The bind defines f whose value is the function that returns its input plus n. This looks quite a bit like inc, but instead adds n to the argument rather than 1. Where does n come from? In this case, nowhere. Both evalS and eval throw an error when they cannot find the value of n. Let’s now add an n with f in its scope:

bind n = 1 in
  bind f = (lambda x in x + n) in
	  f 1

The outer bind gives n the value 1 while the inner bind gives f the lambda value that returns its input argument plus n. We just defined f in the context of n. When we evaluate the new bind bith evalS and eval give us the value 2 as expected. So far so good.

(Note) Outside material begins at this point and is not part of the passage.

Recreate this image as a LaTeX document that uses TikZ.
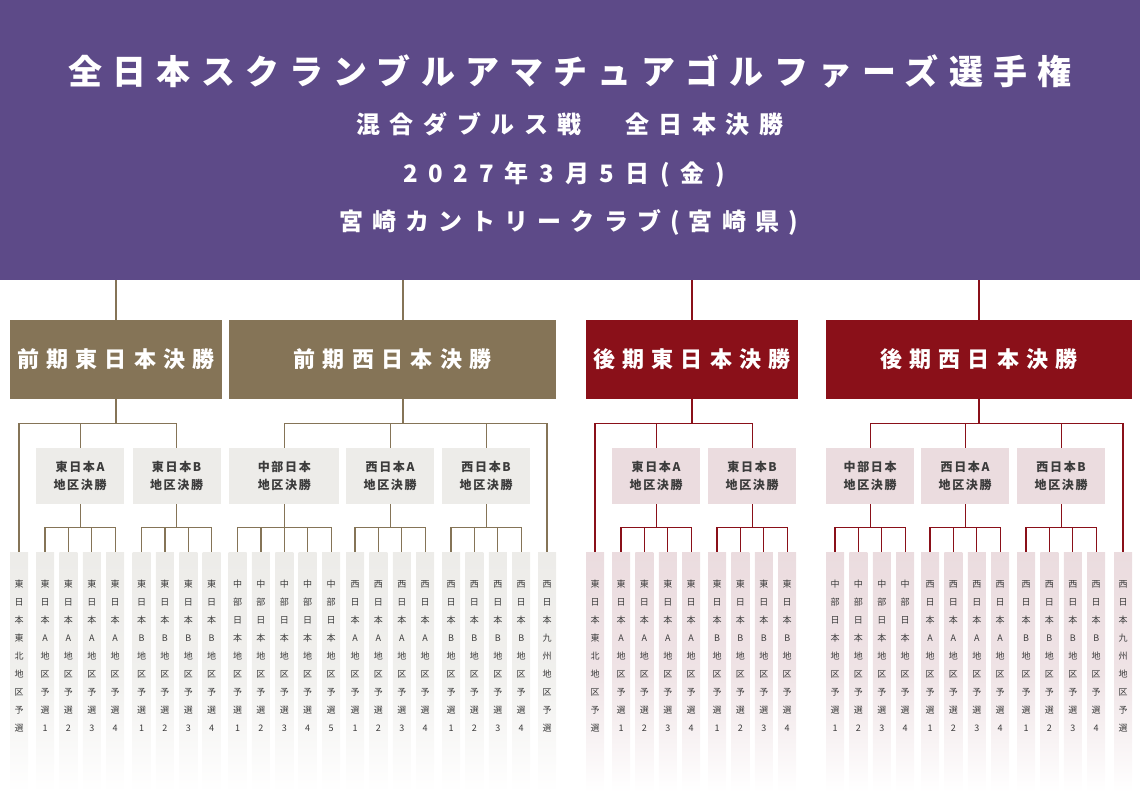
\documentclass[tikz,border=0pt]{standalone}
\usepackage{fontspec}
\setmainfont{Noto Sans CJK JP}

\definecolor{hdrpurple}{HTML}{5D4A88}
\definecolor{zenki}{HTML}{857457}
\definecolor{kouki}{HTML}{8A1019}
\definecolor{zgray}{HTML}{EDECE9}
\definecolor{kpink}{HTML}{EBDCDF}
\definecolor{txtgray}{HTML}{3C3C3C}

% vertical text: one character per line
\def\tateloop#1#2{#1\ifx\relax#2\else\\\expandafter\tateloop\expandafter#2\fi}
\newcommand\tate[1]{\edef\tatetmp{#1}\expandafter\tateloop\tatetmp\relax}

\begin{document}
\begin{tikzpicture}[x=1pt,y=-1pt,
		wire/.style={line width=1.2pt},
		title/.style={text=white, inner sep=0pt, font=\fontsize{34}{34}\selectfont\bfseries\addfontfeature{LetterSpace=30}},
		subtitle/.style={text=white, inner sep=0pt, font=\fontsize{24}{24}\selectfont\bfseries\addfontfeature{LetterSpace=#1}},
		block/.style={minimum height=79pt, inner sep=0pt, text=white, font=\fontsize{22}{22}\selectfont\bfseries\addfontfeature{LetterSpace=33}},
		dist/.style={minimum height=56pt, inner sep=0pt, align=center, text=txtgray, font=\fontsize{12}{18}\selectfont\bfseries\addfontfeature{LetterSpace=14}},
		leaf/.style={minimum width=18pt, minimum height=240pt, inner sep=0pt, anchor=north, top color=#1, bottom color=white, middle color=#1!80},
		leaftxt/.style={anchor=north, inner sep=0pt, align=center, text=txtgray, font=\fontsize{9}{18}\selectfont}]
	\useasboundingbox (0,0) rectangle (1140,792);
	
	% header
	\node[fill=hdrpurple, minimum width=1140pt, minimum height=280pt, inner sep=0pt, anchor=north west] (hdr) at (0,0) {};
	\node[title] (ttl) at (570,71) {全日本スクランブルアマチュアゴルファーズ選手権};
	\node[subtitle=40] (sub1) at (570,124) {混合ダブルス戦　全日本決勝};
	\node[subtitle=45] (sub2) at (564,175) {2027年3月5日(金)};
	\node[subtitle=38] (sub3) at (568.5,222) {宮崎カントリークラブ(宮崎県)};
	
	% finals
	\node[block, fill=zenki, minimum width=212pt] (zE) at (116,359.5) {前期東日本決勝};
	\node[block, fill=zenki, minimum width=327pt] (zW) at (392.5,359.5) {前期西日本決勝};
	\node[block, fill=kouki, minimum width=212pt] (kE) at (692,359.5) {後期東日本決勝};
	\node[block, fill=kouki, minimum width=306pt] (kW) at (979,359.5) {後期西日本決勝};
	\coordinate (zWn) at ([xshift=10.5pt]zW.north);
	\coordinate (zWs) at ([xshift=10.5pt]zW.south);
	
	\draw[wire, zenki] (zE.north) -- (zE.north |- hdr.south);
	\draw[wire, zenki] (zWn) -- (zWn |- hdr.south);
	\draw[wire, kouki] (kE.north) -- (kE.north |- hdr.south);
	\draw[wire, kouki] (kW.north) -- (kW.north |- hdr.south);
	
	% single qualifiers
	\foreach \lf/\x/\nm/\tint in {zL/19/東日本東北/zgray, zR/547/西日本九州/zgray,
			kL/595/東日本東北/kpink, kR/1123/西日本九州/kpink}{
		\node[leaf=\tint] (\lf) at (\x,552) {};
		\node[leaftxt] (\lf-t) at ([yshift=-28pt]\lf.north) {\tate{\nm 地区予選}};
	}
	
	% district finals and their qualifiers
	\foreach \g/\x/\n/\w/\nm/\tint/\ln in {
			zEA/45/4/88/東日本A/zgray/zenki, zEB/141.5/4/88/東日本B/zgray/zenki,
			zC/237.5/5/110/中部日本/zgray/zenki, zWA/355/4/88/西日本A/zgray/zenki,
			zWB/451/4/88/西日本B/zgray/zenki,
			kEA/621/4/88/東日本A/kpink/kouki, kEB/717/4/88/東日本B/kpink/kouki,
			kC/835/4/88/中部日本/kpink/kouki, kWA/930/4/88/西日本A/kpink/kouki,
			kWB/1026/4/88/西日本B/kpink/kouki}{
		\pgfmathsetmacro\cx{\x+(\n-1)*11.7}
		\node[dist, fill=\tint, minimum width=\w pt] (\g) at (\cx,476) {\nm\\地区決勝};
		\foreach \i in {1,...,\n}{
			\node[leaf=\tint] (\g-\i) at ({\x+(\i-1)*23.4},552) {};
			\node[leaftxt] (\g-\i-t) at ([yshift=-28pt]\g-\i.north) {\tate{\nm 地区予選\i}};
			\draw[wire, \ln] (\g.south) -- ++(0,23) -| (\g-\i.north);
		}
	}
	
	\foreach \ch in {zEA,zEB,zL} \draw[wire, zenki] (zE.south) -- ++(0,24) -| (\ch.north);
	\foreach \ch in {zC,zWA,zWB,zR} \draw[wire, zenki] (zWs) -- ++(0,24) -| (\ch.north);
	\foreach \ch in {kEA,kEB,kL} \draw[wire, kouki] (kE.south) -- ++(0,24) -| (\ch.north);
	\foreach \ch in {kC,kWA,kWB,kR} \draw[wire, kouki] (kW.south) -- ++(0,24) -| (\ch.north);
\end{tikzpicture}
\end{document}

Lets take this one step further by defining multiple, nested values of n by making the body of f a bind expression like this:

bind n = 1 in
  bind f = (lambda x in x + n) in
    bind n = 2 in
      f 1

What do you expect to get when evaluating this expression? evalS gives us the value 2. However, eval gives us the value 3. What’s happening here? Whatever it is, its bad because our two interpreters for the same language are now giving different results with evalS and eval. Same language using deferred substitution rather than immediate substitution giving different values.

Discussion

We have successfully implemented an untyped function system by adding to our original BAE interpreter. We demonstrated that we can implement direct substitution and deferred substitution just as we did with bind expressions. However, we’ve run into two problems associated with new function values and an odd difference in the way evalS and eval process expressions. As you might guess, we will deal with the new function values by predicting failure using types. We will deal with the difference between immediate and deferred substitution by looking at static and dynamic scoping.

Exercises

  1. Write an eval function for a language with only first-class functions using direct substitutions and the subst operation defined for bind
  2. Modify your eval function for a language with only first-class functions to defer substitution using an environment that contains both functions and values.